Mira James, who ekes out a meager living as a reporter, librarian, and wannabe private eye, can claim a more dubious distinction: every month since she arrived in Battle Lake, Minnesota, she’s found at least one dead body (February Fever, 2015, etc.), and her latest discovery really creeps her out. Her neighbor at the counter of the local diner is a life-size doll, one of many made by Ida Gilbertson of the Senior Sunset home. Trying to escape Kennie Rogers, the mayor known for her odd business ventures and eccentric wardrobe, Mira knocks the doll over and finds a dead woman inside. Police chief Gary Wohnt sternly warns her to butt out of the investigation. But with her outrageous octogenarian pal, Mrs. Berns, at her side, Mira can’t help but do a little sleuthing. Her romance with superhot Johnny Leeson is threatened by Mira’s inability to commit. Worried that he may become the next victim, she breaks up with him.
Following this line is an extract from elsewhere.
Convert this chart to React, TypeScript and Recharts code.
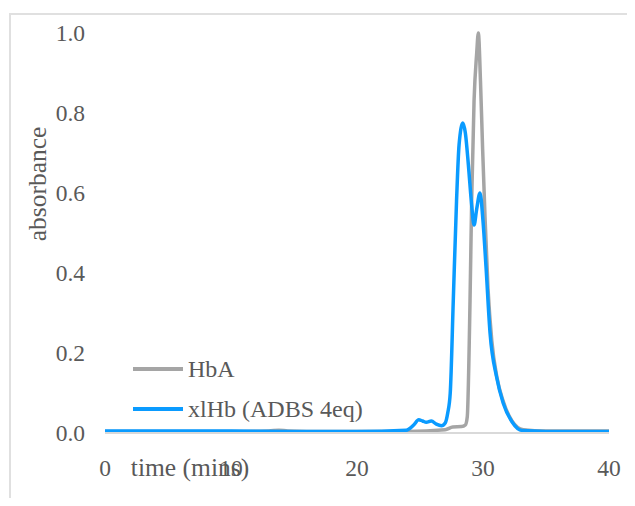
import React from 'react';
import { LineChart, Line, XAxis, YAxis, Legend } from 'recharts';

// Data
const hbaTime = [0, 5, 10, 13, 13.8, 14.5, 16, 20, 24, 27, 27.6, 28.3, 28.6, 28.75, 28.97, 29.1, 29.29, 29.5, 29.63, 29.8, 29.97, 30.16, 30.4, 30.7, 31.1, 31.6, 32.3, 33.2, 35, 40];
const hbaAbs = [0.004, 0.004, 0.004, 0.005, 0.007, 0.005, 0.004, 0.004, 0.004, 0.008, 0.015, 0.016, 0.02, 0.04, 0.33, 0.58, 0.83, 0.95, 1.0, 0.88, 0.71, 0.54, 0.36, 0.23, 0.14, 0.08, 0.03, 0.008, 0.005, 0.005];

const xlhbTime = [0, 5, 10, 15, 20, 23.9, 24.5, 24.9, 25.2, 25.5, 25.9, 26.3, 26.7, 27.0, 27.2, 27.4, 27.64, 27.9, 28.1, 28.4, 28.6, 28.84, 29.1, 29.29, 29.5, 29.76, 30.0, 30.24, 30.56, 31.08, 31.6, 32.3, 33.1, 35, 40];
const xlhbAbs = [0.005, 0.005, 0.005, 0.004, 0.004, 0.007, 0.02, 0.033, 0.03, 0.027, 0.03, 0.022, 0.018, 0.025, 0.05, 0.1, 0.33, 0.58, 0.72, 0.775, 0.75, 0.67, 0.57, 0.52, 0.56, 0.6, 0.53, 0.415, 0.25, 0.14, 0.075, 0.028, 0.006, 0.004, 0.004];

const xTicks = [0, 10, 20, 30, 40];
const yTicks = [0, 0.2, 0.4, 0.6, 0.8, 1.0];

const seriesNames = ['HbA', 'xlHb (ADBS 4eq)'];
const seriesColors = ['#a5a5a5', '#0a9bff'];

const hbaData = hbaTime.map((t, i) => ({ t, v: hbaAbs[i] }));
const xlhbData = xlhbTime.map((t, i) => ({ t, v: xlhbAbs[i] }));

const FONT = '"Liberation Serif", "Times New Roman", serif';
const TEXT = '#595959';
const TICK_SIZE = 23.5;
const TITLE_SIZE = 25.5;
const LEGEND_SIZE = 24;

const renderLegend = () => (
  <div style={{ fontFamily: FONT, fontSize: LEGEND_SIZE, color: TEXT, lineHeight: 1 }}>
    {seriesNames.map((n, i) => (
      <div key={n} style={{ display: 'flex', alignItems: 'center', height: 40 }}>
        <div style={{ width: 50, height: 4, background: seriesColors[i], marginRight: 5 }} />
        <span>{n}</span>
      </div>
    ))}
  </div>
);

const XTick = (props: any) => {
  const { x, y, payload } = props;
  return (
    <text x={x} y={y} dy="0.71em" textAnchor="middle" fill={TEXT} style={{ fontFamily: FONT, fontSize: TICK_SIZE }}>
      {String(payload.value)}
    </text>
  );
};

const YTick = (props: any) => {
  const { x, y, payload } = props;
  return (
    <text x={x} y={y} dy="0.355em" textAnchor="end" fill={TEXT} style={{ fontFamily: FONT, fontSize: TICK_SIZE }}>
      {Number(payload.value).toFixed(1)}
    </text>
  );
};

const xTitle = (props: any) => {
  const vb = props.viewBox || {};
  return (
    <text x={vb.x + 85} y={vb.y + 43} textAnchor="middle" fill={TEXT} style={{ fontFamily: FONT, fontSize: TITLE_SIZE }}>
      time (mins)
    </text>
  );
};

const yTitle = (props: any) => {
  const vb = props.viewBox || {};
  const cx = vb.x - 8;
  const cy = vb.y + 151;
  return (
    <text x={cx} y={cy} transform={`rotate(-90 ${cx} ${cy})`} textAnchor="middle" dominantBaseline="central" fill={TEXT} style={{ fontFamily: FONT, fontSize: TITLE_SIZE }}>
      absorbance
    </text>
  );
};

export default function App() {
  return (
    <div style={{ position: 'relative', width: 627, height: 490 }}>
      <div style={{ position: 'absolute', left: 1, top: 5, width: 626, height: 485, borderTop: '2px solid #e0e0e0', borderLeft: '2px solid #e0e0e0' }} />
      <LineChart width={627} height={490} margin={{ top: 25, right: 26, bottom: 35, left: 37 }} style={{ position: 'absolute', left: 0, top: 0 }}>
        <XAxis
          dataKey="t"
          type="number"
          domain={[0, 40]}
          ticks={xTicks}
          allowDuplicatedCategory={false}
          height={30}
          tickLine={false}
          tickSize={0}
          tickMargin={26}
          axisLine={{ stroke: '#d9d9d9', strokeWidth: 2 }}
          tick={<XTick />}
          label={xTitle}
        />
        <YAxis
          dataKey="v"
          type="number"
          domain={[0, 1]}
          ticks={yTicks}
          width={60}
          axisLine={false}
          tickLine={false}
          tickSize={0}
          tickMargin={20}
          tick={<YTick />}
          label={yTitle}
        />
        <Legend layout="vertical" align="center" verticalAlign="middle" content={renderLegend} wrapperStyle={{ left: 125, top: 341, width: 300, height: 80 }} />
        <Line data={hbaData} dataKey="v" name={seriesNames[0]} type="monotone" stroke={seriesColors[0]} strokeWidth={3.5} dot={false} isAnimationActive={false} />
        <Line data={xlhbData} dataKey="v" name={seriesNames[1]} type="monotone" stroke={seriesColors[1]} strokeWidth={3.5} dot={false} isAnimationActive={false} />
      </LineChart>
    </div>
  );
}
The mayor, meanwhile, has started an intern program whose first member is a wealthy woman who’s assigned to the library. Her husband has a roving eye which may have alighted on the latest victim, who turns out to have been a part-time nurse at the Senior Sunset. Mira keeps meeting more weird characters: a young boy who offers to spy for her, a man in a coma at the nursing home who the residents think brings good luck to the trinkets they leave in his hand, and a loner who lives in a cabin off the grid. Even the mayor gets into the oddball competition with her latest brainstorm, phone sex with a strong Minnesota accent.
Earthy language, quirky suspects, and much related tomfoolery for those who like their comic mayhem painted in broad strokes.